La liberté du suffrage est indispensable à toute démocratie mais elle est insuffisante. En effet, la liberté ne garantit pas que les citoyens participent à l’élection de leurs dirigeants politiques : pour cela il faut qu’ils le veuillent.

Sans participation, la démocratie électorale n’est pas viable : si les citoyens décident de s’abstenir massivement au moment de choisir leurs dirigeants, la légitimité du régime démocratique est atteinte et il ne pourra perdurer.

Au Costa Rica, voter est une obligation civique mais, à la différence de beaucoup de démocraties latino-américaines, et notamment de l’Argentine, l’abstention n’entraîne aucune sanction particulière.

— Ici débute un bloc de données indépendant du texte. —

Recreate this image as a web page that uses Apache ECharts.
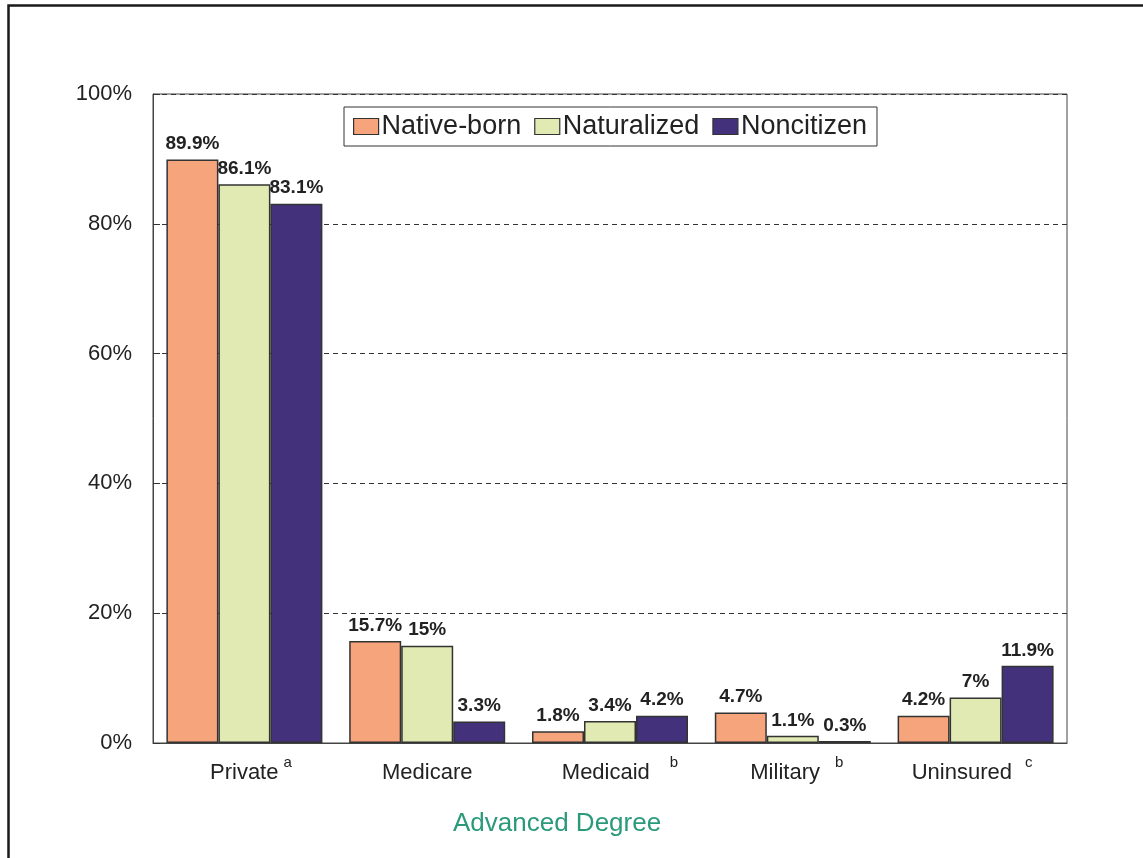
<!DOCTYPE html>
<html>
<head>
<meta charset="utf-8">
<style>
  html, body { margin: 0; padding: 0; background: #ffffff; }
  #chart { width: 1143px; height: 858px; }
</style>
<script src="https://cdn.jsdelivr.net/npm/echarts@6/dist/echarts.min.js"></script>
</head>
<body>
<div id="chart"></div>
<script>
// Coverage categories and their footnote marks
const categories = ['Private', 'Medicare', 'Medicaid', 'Military', 'Uninsured'];
const footnotes = ['a', '', 'b', 'b', 'c'];

// Share of adults with an advanced degree, by coverage type (%)
const nativeBorn = [89.9, 15.7, 1.8, 4.7, 4.2];
const naturalized = [86.1, 15, 3.4, 1.1, 7];
const noncitizen = [83.1, 3.3, 4.2, 0.3, 11.9];

const seriesNames = ['Native-born', 'Naturalized', 'Noncitizen'];
const yTicks = [0, 20, 40, 60, 80, 100];

const FONT = 'Liberation Sans';
const colors = ['#F6A47B', '#E0EAB2', '#43327B'];

// spacing around each footnote mark: [lead, gap before mark, trail]
const noteSpacing = [[13, 5, 0], [0, 0, 0], [20, 20, 0], [8, 15, 0], [0, 13, 7]];

const chart = echarts.init(document.getElementById('chart'), null, { renderer: 'canvas' });

function barSeries(name, data, color) {
  return {
    name: name,
    type: 'bar',
    data: data,
    barWidth: 52,
    barGap: '0%',
    itemStyle: { color: color, borderColor: '#333333', borderWidth: 1.5 },
    label: {
      show: true,
      position: 'top',
      distance: 6,
      formatter: '{c}%',
      fontFamily: FONT,
      fontWeight: 'bold',
      fontSize: 19,
      color: '#222222'
    },
    emphasis: { disabled: true }
  };
}

chart.setOption({
  animation: false,
  backgroundColor: '#ffffff',
  textStyle: { fontFamily: FONT },
  title: {
    text: 'Advanced Degree',
    left: 449,
    top: 809,
    padding: [2, 4],
    textStyle: { fontFamily: FONT, fontSize: 26, fontWeight: 'normal', color: '#2A9A7A' }
  },
  grid: {
    left: 153,
    top: 94,
    right: 76,
    bottom: 115,
    show: true,
    borderColor: '#444444',
    borderWidth: 1,
    containLabel: false
  },
  legend: {
    data: seriesNames,
    left: 344,
    top: 107,
    orient: 'horizontal',
    icon: 'rect',
    itemWidth: 25,
    itemHeight: 16,
    itemGap: 13,
    padding: [6, 10, 6, 9],
    borderColor: '#333333',
    borderWidth: 1,
    backgroundColor: '#ffffff',
    selectedMode: false,
    itemStyle: { borderColor: '#333333', borderWidth: 1.2 },
    textStyle: { fontFamily: FONT, fontSize: 27, color: '#222222', padding: [0, 0, 0, -2] }
  },
  xAxis: {
    type: 'category',
    data: categories,
    axisLine: { show: true, lineStyle: { color: '#444444', width: 1 } },
    axisTick: { show: false },
    axisLabel: {
      margin: 12,
      interval: 0,
      formatter: function (value, idx) {
        const note = footnotes[idx];
        if (!note) return '{w|' + value + '}';
        return '{p' + idx + '|}{w|' + value + '}{g' + idx + '|}{s|' + note + '}{t' + idx + '|}';
      },
      rich: (function () {
        const r = {
          w: { fontFamily: FONT, fontSize: 22, color: '#222222', lineHeight: 36 },
          s: { fontFamily: FONT, fontSize: 15, color: '#222222', lineHeight: 15, verticalAlign: 'top' }
        };
        noteSpacing.forEach(function (sp, i) {
          r['p' + i] = { width: sp[0] };
          r['g' + i] = { width: sp[1] };
          r['t' + i] = { width: sp[2] };
        });
        return r;
      })()
    }
  },
  yAxis: {
    type: 'value',
    min: yTicks[0],
    max: yTicks[yTicks.length - 1],
    interval: 20,
    axisLine: { show: true, lineStyle: { color: '#444444', width: 1 } },
    axisTick: { show: true, inside: true, length: 7, lineStyle: { color: '#333333' } },
    axisLabel: {
      margin: 21,
      formatter: '{value}%',
      fontFamily: FONT,
      fontSize: 22,
      color: '#222222',
      padding: [8, 0, 0, 0]
    },
    splitLine: {
      show: true,
      lineStyle: { color: '#333333', type: [5, 4], width: 1 }
    }
  },
  series: [
    barSeries(seriesNames[0], nativeBorn, colors[0]),
    barSeries(seriesNames[1], naturalized, colors[1]),
    barSeries(seriesNames[2], noncitizen, colors[2])
  ],
  graphic: [
    {
      type: 'rect',
      left: 6,
      top: 3,
      shape: { x: 0, y: 0, width: 1160, height: 880 },
      style: { fill: 'none', stroke: '#1a1a1a', lineWidth: 2.5 },
      silent: true,
      z: 100
    }
  ]
});
</script>
</body>
</html>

Or au premier tour des élections présidentielles de 2002, 69 % des citoyens ont voté. Ce niveau de participation électorale, similaire à celui de 1998, est inférieur à la moyenne des 9 élections présidentielles ayant eu lieu entre 1962 et 1994, où on atteignait un taux de participation d’environ 80 %.

Cependant, il est important de préciser que la baisse du niveau de participation électorale s’inscrit dans une tendance régionale centre-américaine. Le Costa Rica conserve, dans ce cadre, un niveau de participation similaire ou élevé par rapport à ses voisins. En effet, le niveau de participation électorale a diminué dans quatre des six pays d’Amérique centrale entre 1985 et 2002 ; seuls le Nicaragua et le Panama font exception à cette évolution.

II. Soutien aux réformes

Ces dernières années, des propositions ont été faites afin de réformer le système électoral du Costa Rica. La proposition la plus ambitieuse a été celle de la « Commission présidentielle pour la réforme politique de 2001 », qui proposait d’évoluer vers un système semi-présidentiel et de modifier divers aspects du système électoral.

Nous en retiendrons trois pour notre analyse :

  • L’alternative entre des listes libres ou pré-établies pour le Congrès.

  • La rupture du monopole des partis concernant les candidatures pour des postes publics.

  • L’augmentation du nombre de députés à l’Assemblée.

Les Costariciens ont largement soutenu (60 %) deux de ces trois réformes:

  • L’instauration de l’alternative de listes libres ou pré-établies (afin que les électeurs puissent choisir parmi des candidats de différents partis.

  • La fin du monopole des partis concernant les candidatures pour des postes publics, afin de permettre aux associations et autres groupes de le faire aussi.

Il semble que le Costa Rica ne connaisse pas le rejet qu’ont pu éprouver les Argentins à l’égard de leurs dirigeants. Alors que les Argentins crient haut et fort « Que se vayan todos » en tapant sur des casseroles, le Costa Rica connaît une expression par les urnes et son peuple s’y rend sans qu’une menace de sanction ne les y contraigne.

III. Problème de la corruption

L’article 11 de la Constitution du Costa Rica énonce que les fonctionnaires publics (et donc, par extension, les représentants élus) sont de simples « dépositaires de l’autorité ». Cela signifie que leur autorité découle de la souveraineté populaire, et en tant que dépositaires de cette autorité dans le cadre de l’exercice de leur fonction, ils ne peuvent outrepasser les normes constitutionnelles : ceux qui détiennent le pouvoir sont soumis à la loi.

Ces normes constitutionnelles définissent l’affectation des ressources mises à la disposition des fonctionnaires publics. Sont considérées comme un délit contre la fonction publique :

  • la malversation de fonds ;

  • leur utilisation à des fins distinctes de ce que prévoit la loi ou les règlements ;

  • ou leur utilisation moyennant des procédures qui n’ont pas été légalement ou administrativement autorisées.

D’un point de vue démocratique, la corruption dans l’exercice de la fonction publique constitue une transgression de la légalité démocratique puisqu’en démocratie le pouvoir est soumis à la loi.

Le thème de la corruption a toujours fait l’objet d’abondantes études. Au niveau international, les études réalisées par « Transparencia Internacional » montrent que le Costa Rica, est, après le Chili, un des pays d’Amérique latine où la corruption est la moins élevée.

Toutefois, au niveau national, l’opinion publique dénonce, depuis les années 1990, une forte augmentation de la corruption dans la gestion des affaires publiques.

Cette tendance se retrouve dans la majorité des pays d’Amérique latine : en effet, le sondage effectué sur plusieurs années par « Latinobarómetro » a révélé en 2004 que, sur une échelle de 0 à 100, la plupart des pays, à l’exception du Chili, évaluent le degré de corruption des fonctionnaires publiques à plus de 80.

Il est donc naturel de se demander quel est l’impact de la corruption sur le soutien populaire à la démocratie.

Il semble que les victimes d’actes de corruption soutiennent plus faiblement le système politique en vigueur et donc la démocratie : elles le soutiennent à 67,9 % contre 69,2%.

Toutefois, nous verrons plus loin qu’il existe malgré tout un soutien important des Costariciens au système démocratique.